— BEGIN Records for the task —

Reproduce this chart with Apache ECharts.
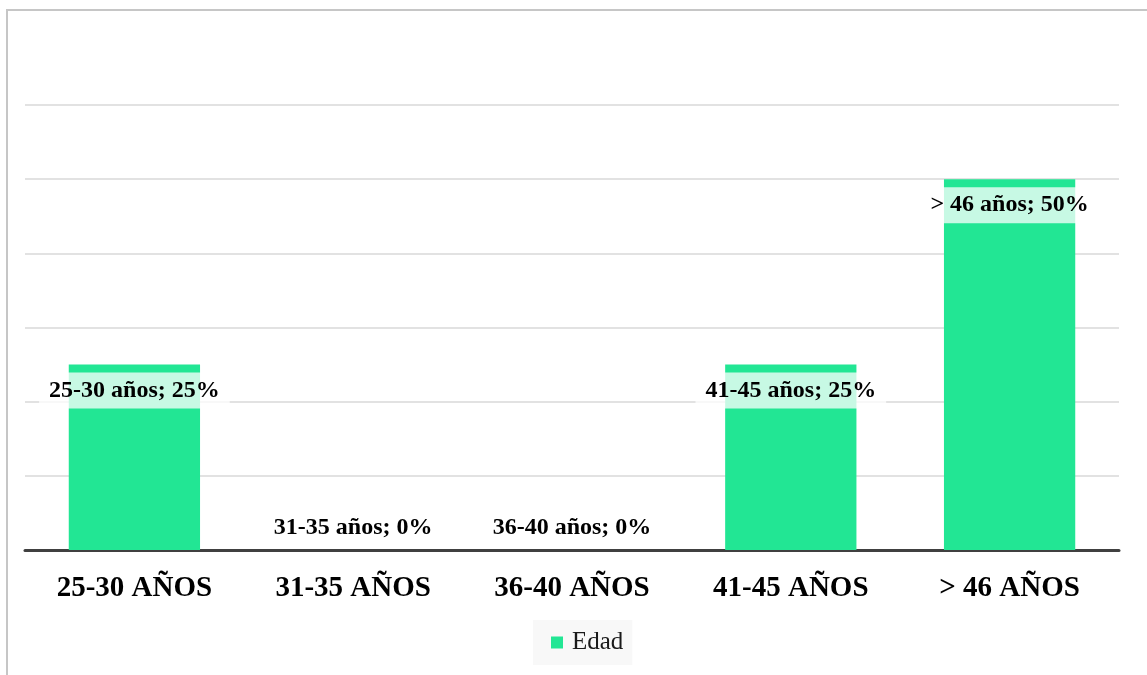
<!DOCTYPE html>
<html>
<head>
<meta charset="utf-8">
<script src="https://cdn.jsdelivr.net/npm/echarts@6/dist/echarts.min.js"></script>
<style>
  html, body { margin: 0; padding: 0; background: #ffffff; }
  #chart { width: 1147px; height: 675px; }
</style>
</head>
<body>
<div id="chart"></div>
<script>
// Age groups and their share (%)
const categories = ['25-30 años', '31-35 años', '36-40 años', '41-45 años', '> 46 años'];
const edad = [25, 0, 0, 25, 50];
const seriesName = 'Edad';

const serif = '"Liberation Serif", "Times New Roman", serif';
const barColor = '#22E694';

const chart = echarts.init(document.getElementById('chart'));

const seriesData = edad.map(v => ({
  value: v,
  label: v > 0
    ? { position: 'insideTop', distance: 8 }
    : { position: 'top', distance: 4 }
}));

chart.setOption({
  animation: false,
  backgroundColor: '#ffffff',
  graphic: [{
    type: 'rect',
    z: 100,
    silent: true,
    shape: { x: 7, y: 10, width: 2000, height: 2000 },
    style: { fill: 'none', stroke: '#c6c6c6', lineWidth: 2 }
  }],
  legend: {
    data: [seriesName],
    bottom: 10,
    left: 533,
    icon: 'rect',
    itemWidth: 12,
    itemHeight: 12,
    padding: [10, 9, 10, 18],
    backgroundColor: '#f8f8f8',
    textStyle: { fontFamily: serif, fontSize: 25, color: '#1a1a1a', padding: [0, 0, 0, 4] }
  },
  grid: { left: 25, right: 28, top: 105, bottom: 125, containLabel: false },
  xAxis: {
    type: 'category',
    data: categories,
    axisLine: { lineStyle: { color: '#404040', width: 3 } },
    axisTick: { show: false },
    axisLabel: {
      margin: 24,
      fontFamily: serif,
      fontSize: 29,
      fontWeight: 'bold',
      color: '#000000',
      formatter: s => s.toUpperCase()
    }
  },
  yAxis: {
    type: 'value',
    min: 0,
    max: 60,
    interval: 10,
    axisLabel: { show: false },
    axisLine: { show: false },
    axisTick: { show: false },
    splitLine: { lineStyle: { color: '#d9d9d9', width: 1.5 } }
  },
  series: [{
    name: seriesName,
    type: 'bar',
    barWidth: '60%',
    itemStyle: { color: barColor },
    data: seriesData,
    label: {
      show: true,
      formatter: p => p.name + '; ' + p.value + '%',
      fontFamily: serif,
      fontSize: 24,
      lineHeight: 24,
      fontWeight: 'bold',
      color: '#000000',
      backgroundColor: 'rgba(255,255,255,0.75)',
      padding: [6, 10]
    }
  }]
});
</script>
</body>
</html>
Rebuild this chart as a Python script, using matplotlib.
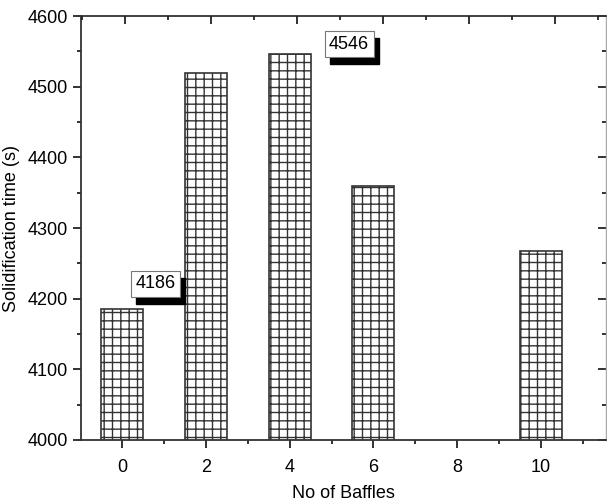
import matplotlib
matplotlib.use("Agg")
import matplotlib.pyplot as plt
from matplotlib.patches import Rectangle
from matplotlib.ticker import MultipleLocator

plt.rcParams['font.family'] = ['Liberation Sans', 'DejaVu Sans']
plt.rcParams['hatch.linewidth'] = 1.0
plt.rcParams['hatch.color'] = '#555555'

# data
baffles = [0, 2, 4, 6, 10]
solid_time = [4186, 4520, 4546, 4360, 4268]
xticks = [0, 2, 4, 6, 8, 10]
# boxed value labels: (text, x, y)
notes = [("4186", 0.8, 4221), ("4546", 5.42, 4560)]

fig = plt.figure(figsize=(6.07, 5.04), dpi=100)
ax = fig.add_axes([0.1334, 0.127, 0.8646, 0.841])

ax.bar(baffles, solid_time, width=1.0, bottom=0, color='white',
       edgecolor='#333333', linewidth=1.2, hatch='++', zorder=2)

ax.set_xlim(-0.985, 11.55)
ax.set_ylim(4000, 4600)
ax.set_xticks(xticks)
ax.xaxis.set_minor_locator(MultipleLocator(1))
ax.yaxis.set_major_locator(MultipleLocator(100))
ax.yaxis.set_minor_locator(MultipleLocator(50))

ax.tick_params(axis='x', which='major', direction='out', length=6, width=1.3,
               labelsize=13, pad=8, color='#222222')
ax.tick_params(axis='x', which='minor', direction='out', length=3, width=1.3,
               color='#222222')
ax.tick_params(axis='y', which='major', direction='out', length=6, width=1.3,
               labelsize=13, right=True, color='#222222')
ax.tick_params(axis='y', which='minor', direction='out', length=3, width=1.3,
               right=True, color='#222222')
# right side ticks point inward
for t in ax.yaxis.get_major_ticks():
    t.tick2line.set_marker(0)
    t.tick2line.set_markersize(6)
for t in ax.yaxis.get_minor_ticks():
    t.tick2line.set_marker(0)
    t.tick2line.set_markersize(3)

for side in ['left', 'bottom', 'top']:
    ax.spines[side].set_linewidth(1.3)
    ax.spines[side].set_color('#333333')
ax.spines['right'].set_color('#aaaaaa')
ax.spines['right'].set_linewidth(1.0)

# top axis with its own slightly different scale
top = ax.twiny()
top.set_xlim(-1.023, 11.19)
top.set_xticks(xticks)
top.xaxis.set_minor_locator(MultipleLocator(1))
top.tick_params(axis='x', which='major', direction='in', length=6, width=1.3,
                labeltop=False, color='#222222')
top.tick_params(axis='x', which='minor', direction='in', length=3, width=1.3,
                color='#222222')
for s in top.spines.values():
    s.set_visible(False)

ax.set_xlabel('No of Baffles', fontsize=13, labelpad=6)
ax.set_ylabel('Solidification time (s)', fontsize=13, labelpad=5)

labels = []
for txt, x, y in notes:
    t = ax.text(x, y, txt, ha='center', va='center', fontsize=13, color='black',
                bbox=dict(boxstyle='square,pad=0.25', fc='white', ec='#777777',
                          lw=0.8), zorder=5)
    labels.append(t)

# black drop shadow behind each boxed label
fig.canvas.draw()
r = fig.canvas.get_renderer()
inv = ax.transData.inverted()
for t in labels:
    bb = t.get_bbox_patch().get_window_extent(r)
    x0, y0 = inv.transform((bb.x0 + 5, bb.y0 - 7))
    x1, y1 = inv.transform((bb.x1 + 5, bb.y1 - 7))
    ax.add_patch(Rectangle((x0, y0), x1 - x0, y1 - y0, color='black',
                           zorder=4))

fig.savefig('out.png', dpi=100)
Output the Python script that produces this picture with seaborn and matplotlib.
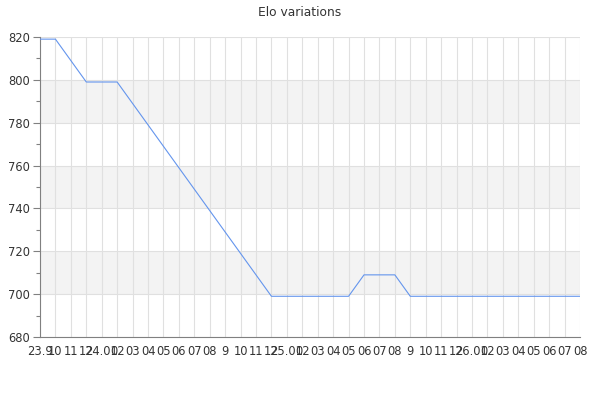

— END Records for the task —

Directive | Pictures stay out; repeat all the rest of the records exactly.

Task output |
Reproduce this chart with Apache ECharts.
<!DOCTYPE html>
<html>
<head>
<meta charset="utf-8">
<script src="https://cdn.jsdelivr.net/npm/echarts@6/dist/echarts.min.js"></script>
<style>
  html, body { margin: 0; padding: 0; background: #ffffff; }
  #chart { width: 1147px; height: 675px; }
</style>
</head>
<body>
<div id="chart"></div>
<script>
// Age groups and their share (%)
const categories = ['25-30 años', '31-35 años', '36-40 años', '41-45 años', '> 46 años'];
const edad = [25, 0, 0, 25, 50];
const seriesName = 'Edad';

const serif = '"Liberation Serif", "Times New Roman", serif';
const barColor = '#22E694';

const chart = echarts.init(document.getElementById('chart'));

const seriesData = edad.map(v => ({
  value: v,
  label: v > 0
    ? { position: 'insideTop', distance: 8 }
    : { position: 'top', distance: 4 }
}));

chart.setOption({
  animation: false,
  backgroundColor: '#ffffff',
  graphic: [{
    type: 'rect',
    z: 100,
    silent: true,
    shape: { x: 7, y: 10, width: 2000, height: 2000 },
    style: { fill: 'none', stroke: '#c6c6c6', lineWidth: 2 }
  }],
  legend: {
    data: [seriesName],
    bottom: 10,
    left: 533,
    icon: 'rect',
    itemWidth: 12,
    itemHeight: 12,
    padding: [10, 9, 10, 18],
    backgroundColor: '#f8f8f8',
    textStyle: { fontFamily: serif, fontSize: 25, color: '#1a1a1a', padding: [0, 0, 0, 4] }
  },
  grid: { left: 25, right: 28, top: 105, bottom: 125, containLabel: false },
  xAxis: {
    type: 'category',
    data: categories,
    axisLine: { lineStyle: { color: '#404040', width: 3 } },
    axisTick: { show: false },
    axisLabel: {
      margin: 24,
      fontFamily: serif,
      fontSize: 29,
      fontWeight: 'bold',
      color: '#000000',
      formatter: s => s.toUpperCase()
    }
  },
  yAxis: {
    type: 'value',
    min: 0,
    max: 60,
    interval: 10,
    axisLabel: { show: false },
    axisLine: { show: false },
    axisTick: { show: false },
    splitLine: { lineStyle: { color: '#d9d9d9', width: 1.5 } }
  },
  series: [{
    name: seriesName,
    type: 'bar',
    barWidth: '60%',
    itemStyle: { color: barColor },
    data: seriesData,
    label: {
      show: true,
      formatter: p => p.name + '; ' + p.value + '%',
      fontFamily: serif,
      fontSize: 24,
      lineHeight: 24,
      fontWeight: 'bold',
      color: '#000000',
      backgroundColor: 'rgba(255,255,255,0.75)',
      padding: [6, 10]
    }
  }]
});
</script>
</body>
</html>
Rebuild this chart as a Python script, using matplotlib.
import matplotlib
matplotlib.use("Agg")
import matplotlib.pyplot as plt
from matplotlib.patches import Rectangle
from matplotlib.ticker import MultipleLocator

plt.rcParams['font.family'] = ['Liberation Sans', 'DejaVu Sans']
plt.rcParams['hatch.linewidth'] = 1.0
plt.rcParams['hatch.color'] = '#555555'

# data
baffles = [0, 2, 4, 6, 10]
solid_time = [4186, 4520, 4546, 4360, 4268]
xticks = [0, 2, 4, 6, 8, 10]
# boxed value labels: (text, x, y)
notes = [("4186", 0.8, 4221), ("4546", 5.42, 4560)]

fig = plt.figure(figsize=(6.07, 5.04), dpi=100)
ax = fig.add_axes([0.1334, 0.127, 0.8646, 0.841])

ax.bar(baffles, solid_time, width=1.0, bottom=0, color='white',
       edgecolor='#333333', linewidth=1.2, hatch='++', zorder=2)

ax.set_xlim(-0.985, 11.55)
ax.set_ylim(4000, 4600)
ax.set_xticks(xticks)
ax.xaxis.set_minor_locator(MultipleLocator(1))
ax.yaxis.set_major_locator(MultipleLocator(100))
ax.yaxis.set_minor_locator(MultipleLocator(50))

ax.tick_params(axis='x', which='major', direction='out', length=6, width=1.3,
               labelsize=13, pad=8, color='#222222')
ax.tick_params(axis='x', which='minor', direction='out', length=3, width=1.3,
               color='#222222')
ax.tick_params(axis='y', which='major', direction='out', length=6, width=1.3,
               labelsize=13, right=True, color='#222222')
ax.tick_params(axis='y', which='minor', direction='out', length=3, width=1.3,
               right=True, color='#222222')
# right side ticks point inward
for t in ax.yaxis.get_major_ticks():
    t.tick2line.set_marker(0)
    t.tick2line.set_markersize(6)
for t in ax.yaxis.get_minor_ticks():
    t.tick2line.set_marker(0)
    t.tick2line.set_markersize(3)

for side in ['left', 'bottom', 'top']:
    ax.spines[side].set_linewidth(1.3)
    ax.spines[side].set_color('#333333')
ax.spines['right'].set_color('#aaaaaa')
ax.spines['right'].set_linewidth(1.0)

# top axis with its own slightly different scale
top = ax.twiny()
top.set_xlim(-1.023, 11.19)
top.set_xticks(xticks)
top.xaxis.set_minor_locator(MultipleLocator(1))
top.tick_params(axis='x', which='major', direction='in', length=6, width=1.3,
                labeltop=False, color='#222222')
top.tick_params(axis='x', which='minor', direction='in', length=3, width=1.3,
                color='#222222')
for s in top.spines.values():
    s.set_visible(False)

ax.set_xlabel('No of Baffles', fontsize=13, labelpad=6)
ax.set_ylabel('Solidification time (s)', fontsize=13, labelpad=5)

labels = []
for txt, x, y in notes:
    t = ax.text(x, y, txt, ha='center', va='center', fontsize=13, color='black',
                bbox=dict(boxstyle='square,pad=0.25', fc='white', ec='#777777',
                          lw=0.8), zorder=5)
    labels.append(t)

# black drop shadow behind each boxed label
fig.canvas.draw()
r = fig.canvas.get_renderer()
inv = ax.transData.inverted()
for t in labels:
    bb = t.get_bbox_patch().get_window_extent(r)
    x0, y0 = inv.transform((bb.x0 + 5, bb.y0 - 7))
    x1, y1 = inv.transform((bb.x1 + 5, bb.y1 - 7))
    ax.add_patch(Rectangle((x0, y0), x1 - x0, y1 - y0, color='black',
                           zorder=4))

fig.savefig('out.png', dpi=100)
Output the Python script that produces this picture with seaborn and matplotlib.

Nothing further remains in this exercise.